• EXERCISE OBJECTIVE
In the copy, include every entry exactly but none of the images.
/---
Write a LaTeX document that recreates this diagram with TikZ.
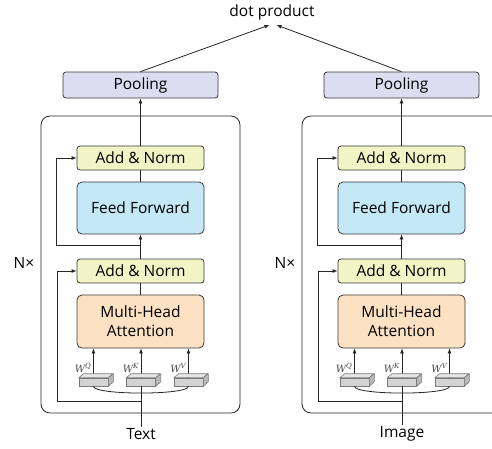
\documentclass[tikz,border=0pt]{standalone}
\usepackage{fontspec}
\setmainfont{Open Sans}
\newfontfamily\wfont{DejaVu Serif}
\usetikzlibrary{arrows.meta}
\definecolor{poolc}{HTML}{DCDDF0}
\definecolor{anc}{HTML}{F1F4C4}
\definecolor{ffc}{HTML}{C5E8F6}
\definecolor{mhac}{HTML}{FCE1C2}
\definecolor{edgec}{HTML}{383838}
\definecolor{wfront}{HTML}{D3D3D3}
\definecolor{wtop}{HTML}{E6E6E6}
\definecolor{wside}{HTML}{B8B8B8}
\definecolor{wedge}{HTML}{7A7A7A}
\definecolor{wlabc}{HTML}{4A4A4A}
\newcommand{\wlabel}[1]{W\raisebox{4.5pt}{\fontsize{7}{7}\selectfont #1}}
\begin{document}
\begin{tikzpicture}[x=1pt,y=-1pt,
  box/.style={draw=edgec, line width=0.8pt, rounded corners=3pt, minimum width=127pt,
    inner sep=0pt, font=\fontsize{15.5}{19}\selectfont, align=center},
  bigbox/.style={box, rounded corners=5pt},
  wbox/.style={draw=wedge, fill=wfront, line width=0.6pt, minimum width=29pt, minimum height=8pt, inner sep=0pt},
  wface/.style={draw=wedge, line width=0.6pt, line join=round},
  wlab/.style={text=wlabc, font=\fontsize{10}{10}\wfont\itshape, inner sep=0pt, anchor=base east},
  arr/.style={-{Latex[length=5pt,width=4pt]}, line width=0.8pt, draw=black!85},
  ln/.style={line width=0.8pt, draw=black!85},
  lbl/.style={font=\fontsize{15.5}{19}\selectfont, inner sep=1pt}]
\useasboundingbox (0,0) rectangle (492,448);
\node[lbl] (dp) at (272,12) {dot product};
\coordinate (tipL) at (269.5,25);
\coordinate (tipR) at (276.5,25);
\foreach \ox/\s/\lab in {0/L/Text, 261/R/Image}{
\begin{scope}[xshift=\ox pt]
  \draw[ln, rounded corners=9pt] (41,116) rectangle (240,413);
  \node[lbl] (n\s) at (24,263) {N×};
  \node[box, fill=poolc, minimum width=155pt, minimum height=26pt] (pool\s) at (140.5,85) {Pooling};
  \node[box, fill=anc, minimum height=24pt] (an2\s) at (140.5,158) {Add \& Norm};
  \node[bigbox, fill=ffc, minimum height=52pt] (ff\s) at (140.5,208) {Feed Forward};
  \node[box, fill=anc, minimum height=24pt] (an1\s) at (140.5,271) {Add \& Norm};
  \node[bigbox, fill=mhac, minimum height=53pt] (mha\s) at (140.5,321.5) {Multi-Head\\Attention};
  \node[lbl] (txt\s) at (141,434) {\lab};
  \node[wbox] (w1\s) at (93.5,382) {};
  \node[wbox] (w2\s) at (141,382) {};
  \node[wbox] (w3\s) at (188.5,382) {};
  \node[wlab] (l1\s) at (91,372.5) {\wlabel{Q}};
  \node[wlab] (l2\s) at (138.5,372.5) {\wlabel{K}};
  \node[wlab] (l3\s) at (186,372.5) {\wlabel{V}};
  \coordinate (s1\s) at (141,401);
  \coordinate (k1\s) at (57,271);
  \coordinate (s2\s) at (141,245);
  \coordinate (k2\s) at (56,158);
  % connectors
  \draw[ln] (txt\s.north) -- (w2\s.south);
  \draw[ln] (w1\s.south) .. controls +(0,9) and +(0,9) .. (w3\s.south);
  \draw[arr] (s1\s) -| (k1\s) -- (an1\s.west);
  \draw[arr] (s2\s) -| (k2\s) -- (an2\s.west);
  \draw[arr] (w1\s.north) -- (w1\s.north |- mha\s.south);
  \draw[arr] (w2\s.north) -- (w2\s.north |- mha\s.south);
  \draw[arr] (w3\s.north) -- (w3\s.north |- mha\s.south);
  \draw[ln] (mha\s.north) -- (an1\s.south);
  \draw[arr] (an1\s.north) -- (ff\s.south);
  \draw[ln] (ff\s.north) -- (an2\s.south);
  \draw[arr] (an2\s.north) -- (pool\s.south);
  % 3D faces of weight boxes
  \foreach \w in {w1\s,w2\s,w3\s}{
    \draw[wface, fill=wtop] (\w.north west) -- ++(5,-4) -- ++(29,0) -- (\w.north east) -- cycle;
    \draw[wface, fill=wside] (\w.north east) -- ++(5,-4) -- ++(0,8) -- (\w.south east) -- cycle;
  }
\end{scope}
}
\draw[arr] (poolL.north) -- (tipL);
\draw[arr] (poolR.north) -- (tipR);
\end{tikzpicture}
\end{document}
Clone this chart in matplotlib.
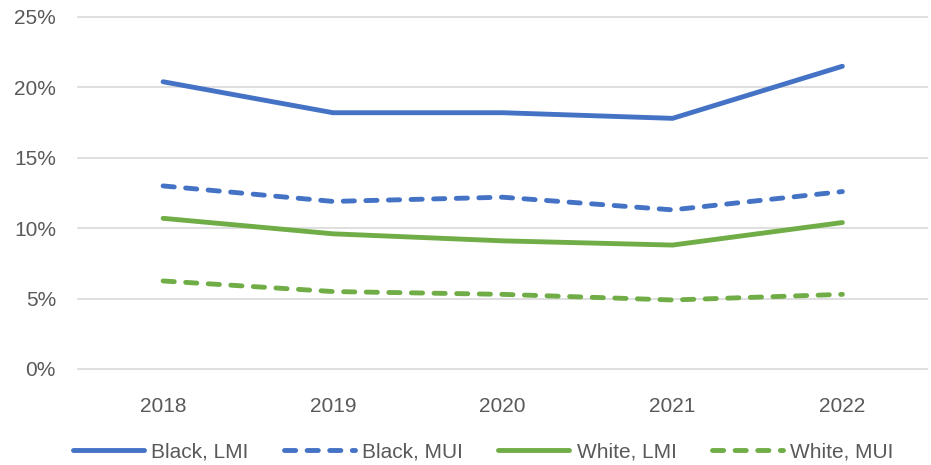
import matplotlib.pyplot as plt
from matplotlib.ticker import FuncFormatter

# data
years = ['2018', '2019', '2020', '2021', '2022']
black_lmi = [20.4, 18.2, 18.2, 17.8, 21.5]
black_mui = [13.0, 11.9, 12.2, 11.3, 12.6]
white_lmi = [10.7, 9.6, 9.1, 8.8, 10.4]
white_mui = [6.25, 5.5, 5.3, 4.9, 5.3]

blue = '#4472C4'
green = '#70AD47'

plt.rcParams['font.family'] = ['Liberation Sans', 'DejaVu Sans']

fig = plt.figure(figsize=(9.31, 4.65), dpi=100)
ax = fig.add_axes([0.084, 0.2065, 0.912, 0.757])

x = range(len(years))
lw = 3.5
dash = (2.3, 2.35)
ax.plot(x, black_lmi, color=blue, lw=lw, solid_capstyle='round', label='Black, LMI')
ax.plot(x, black_mui, color=blue, lw=lw, dashes=dash, dash_capstyle='round', label='Black, MUI')
ax.plot(x, white_lmi, color=green, lw=lw, solid_capstyle='round', label='White, LMI')
ax.plot(x, white_mui, color=green, lw=lw, dashes=dash, dash_capstyle='round', label='White, MUI')

ax.set_xlim(-0.5, len(years) - 0.5)
ax.set_ylim(0, 25)
ax.set_yticks([0, 5, 10, 15, 20, 25])
ax.yaxis.set_major_formatter(FuncFormatter(lambda v, p: '%d%%' % v))
ax.set_xticks(list(x))
ax.set_xticklabels(years)

ax.grid(axis='y', color='#D9D9D9', lw=1.2)
for gl in ax.get_ygridlines():
    gl.set_clip_on(False)
ax.set_axisbelow(True)
for s in ax.spines.values():
    s.set_visible(False)
ax.tick_params(length=0, labelsize=15, colors='#595959')
ax.tick_params(axis='y', pad=16)
ax.tick_params(axis='x', pad=20)

leg = fig.legend(loc='center', bbox_to_anchor=(0.519, 0.028), ncol=4, frameon=False,
                 fontsize=15, handlelength=3.4, handletextpad=0.35, columnspacing=1.7)
for t in leg.get_texts():
    t.set_color('#595959')

fig.savefig('out.png', dpi=100)
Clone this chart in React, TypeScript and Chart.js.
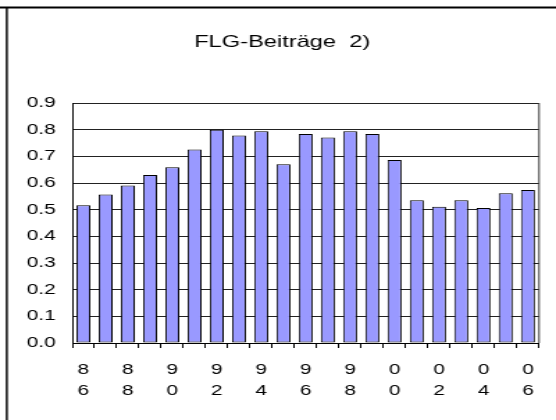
\---
• IN RESPONSE
Write a LaTeX document that recreates this diagram with TikZ.
\documentclass[tikz,border=0pt]{standalone}
\usepackage{fontspec}
\setmainfont{Open Sans}
\newfontfamily\wfont{DejaVu Serif}
\usetikzlibrary{arrows.meta}
\definecolor{poolc}{HTML}{DCDDF0}
\definecolor{anc}{HTML}{F1F4C4}
\definecolor{ffc}{HTML}{C5E8F6}
\definecolor{mhac}{HTML}{FCE1C2}
\definecolor{edgec}{HTML}{383838}
\definecolor{wfront}{HTML}{D3D3D3}
\definecolor{wtop}{HTML}{E6E6E6}
\definecolor{wside}{HTML}{B8B8B8}
\definecolor{wedge}{HTML}{7A7A7A}
\definecolor{wlabc}{HTML}{4A4A4A}
\newcommand{\wlabel}[1]{W\raisebox{4.5pt}{\fontsize{7}{7}\selectfont #1}}
\begin{document}
\begin{tikzpicture}[x=1pt,y=-1pt,
  box/.style={draw=edgec, line width=0.8pt, rounded corners=3pt, minimum width=127pt,
    inner sep=0pt, font=\fontsize{15.5}{19}\selectfont, align=center},
  bigbox/.style={box, rounded corners=5pt},
  wbox/.style={draw=wedge, fill=wfront, line width=0.6pt, minimum width=29pt, minimum height=8pt, inner sep=0pt},
  wface/.style={draw=wedge, line width=0.6pt, line join=round},
  wlab/.style={text=wlabc, font=\fontsize{10}{10}\wfont\itshape, inner sep=0pt, anchor=base east},
  arr/.style={-{Latex[length=5pt,width=4pt]}, line width=0.8pt, draw=black!85},
  ln/.style={line width=0.8pt, draw=black!85},
  lbl/.style={font=\fontsize{15.5}{19}\selectfont, inner sep=1pt}]
\useasboundingbox (0,0) rectangle (492,448);
\node[lbl] (dp) at (272,12) {dot product};
\coordinate (tipL) at (269.5,25);
\coordinate (tipR) at (276.5,25);
\foreach \ox/\s/\lab in {0/L/Text, 261/R/Image}{
\begin{scope}[xshift=\ox pt]
  \draw[ln, rounded corners=9pt] (41,116) rectangle (240,413);
  \node[lbl] (n\s) at (24,263) {N×};
  \node[box, fill=poolc, minimum width=155pt, minimum height=26pt] (pool\s) at (140.5,85) {Pooling};
  \node[box, fill=anc, minimum height=24pt] (an2\s) at (140.5,158) {Add \& Norm};
  \node[bigbox, fill=ffc, minimum height=52pt] (ff\s) at (140.5,208) {Feed Forward};
  \node[box, fill=anc, minimum height=24pt] (an1\s) at (140.5,271) {Add \& Norm};
  \node[bigbox, fill=mhac, minimum height=53pt] (mha\s) at (140.5,321.5) {Multi-Head\\Attention};
  \node[lbl] (txt\s) at (141,434) {\lab};
  \node[wbox] (w1\s) at (93.5,382) {};
  \node[wbox] (w2\s) at (141,382) {};
  \node[wbox] (w3\s) at (188.5,382) {};
  \node[wlab] (l1\s) at (91,372.5) {\wlabel{Q}};
  \node[wlab] (l2\s) at (138.5,372.5) {\wlabel{K}};
  \node[wlab] (l3\s) at (186,372.5) {\wlabel{V}};
  \coordinate (s1\s) at (141,401);
  \coordinate (k1\s) at (57,271);
  \coordinate (s2\s) at (141,245);
  \coordinate (k2\s) at (56,158);
  % connectors
  \draw[ln] (txt\s.north) -- (w2\s.south);
  \draw[ln] (w1\s.south) .. controls +(0,9) and +(0,9) .. (w3\s.south);
  \draw[arr] (s1\s) -| (k1\s) -- (an1\s.west);
  \draw[arr] (s2\s) -| (k2\s) -- (an2\s.west);
  \draw[arr] (w1\s.north) -- (w1\s.north |- mha\s.south);
  \draw[arr] (w2\s.north) -- (w2\s.north |- mha\s.south);
  \draw[arr] (w3\s.north) -- (w3\s.north |- mha\s.south);
  \draw[ln] (mha\s.north) -- (an1\s.south);
  \draw[arr] (an1\s.north) -- (ff\s.south);
  \draw[ln] (ff\s.north) -- (an2\s.south);
  \draw[arr] (an2\s.north) -- (pool\s.south);
  % 3D faces of weight boxes
  \foreach \w in {w1\s,w2\s,w3\s}{
    \draw[wface, fill=wtop] (\w.north west) -- ++(5,-4) -- ++(29,0) -- (\w.north east) -- cycle;
    \draw[wface, fill=wside] (\w.north east) -- ++(5,-4) -- ++(0,8) -- (\w.south east) -- cycle;
  }
\end{scope}
}
\draw[arr] (poolL.north) -- (tipL);
\draw[arr] (poolR.north) -- (tipR);
\end{tikzpicture}
\end{document}
Clone this chart in matplotlib.
import matplotlib.pyplot as plt
from matplotlib.ticker import FuncFormatter

# data
years = ['2018', '2019', '2020', '2021', '2022']
black_lmi = [20.4, 18.2, 18.2, 17.8, 21.5]
black_mui = [13.0, 11.9, 12.2, 11.3, 12.6]
white_lmi = [10.7, 9.6, 9.1, 8.8, 10.4]
white_mui = [6.25, 5.5, 5.3, 4.9, 5.3]

blue = '#4472C4'
green = '#70AD47'

plt.rcParams['font.family'] = ['Liberation Sans', 'DejaVu Sans']

fig = plt.figure(figsize=(9.31, 4.65), dpi=100)
ax = fig.add_axes([0.084, 0.2065, 0.912, 0.757])

x = range(len(years))
lw = 3.5
dash = (2.3, 2.35)
ax.plot(x, black_lmi, color=blue, lw=lw, solid_capstyle='round', label='Black, LMI')
ax.plot(x, black_mui, color=blue, lw=lw, dashes=dash, dash_capstyle='round', label='Black, MUI')
ax.plot(x, white_lmi, color=green, lw=lw, solid_capstyle='round', label='White, LMI')
ax.plot(x, white_mui, color=green, lw=lw, dashes=dash, dash_capstyle='round', label='White, MUI')

ax.set_xlim(-0.5, len(years) - 0.5)
ax.set_ylim(0, 25)
ax.set_yticks([0, 5, 10, 15, 20, 25])
ax.yaxis.set_major_formatter(FuncFormatter(lambda v, p: '%d%%' % v))
ax.set_xticks(list(x))
ax.set_xticklabels(years)

ax.grid(axis='y', color='#D9D9D9', lw=1.2)
for gl in ax.get_ygridlines():
    gl.set_clip_on(False)
ax.set_axisbelow(True)
for s in ax.spines.values():
    s.set_visible(False)
ax.tick_params(length=0, labelsize=15, colors='#595959')
ax.tick_params(axis='y', pad=16)
ax.tick_params(axis='x', pad=20)

leg = fig.legend(loc='center', bbox_to_anchor=(0.519, 0.028), ncol=4, frameon=False,
                 fontsize=15, handlelength=3.4, handletextpad=0.35, columnspacing=1.7)
for t in leg.get_texts():
    t.set_color('#595959')

fig.savefig('out.png', dpi=100)
Clone this chart in React, TypeScript and Chart.js.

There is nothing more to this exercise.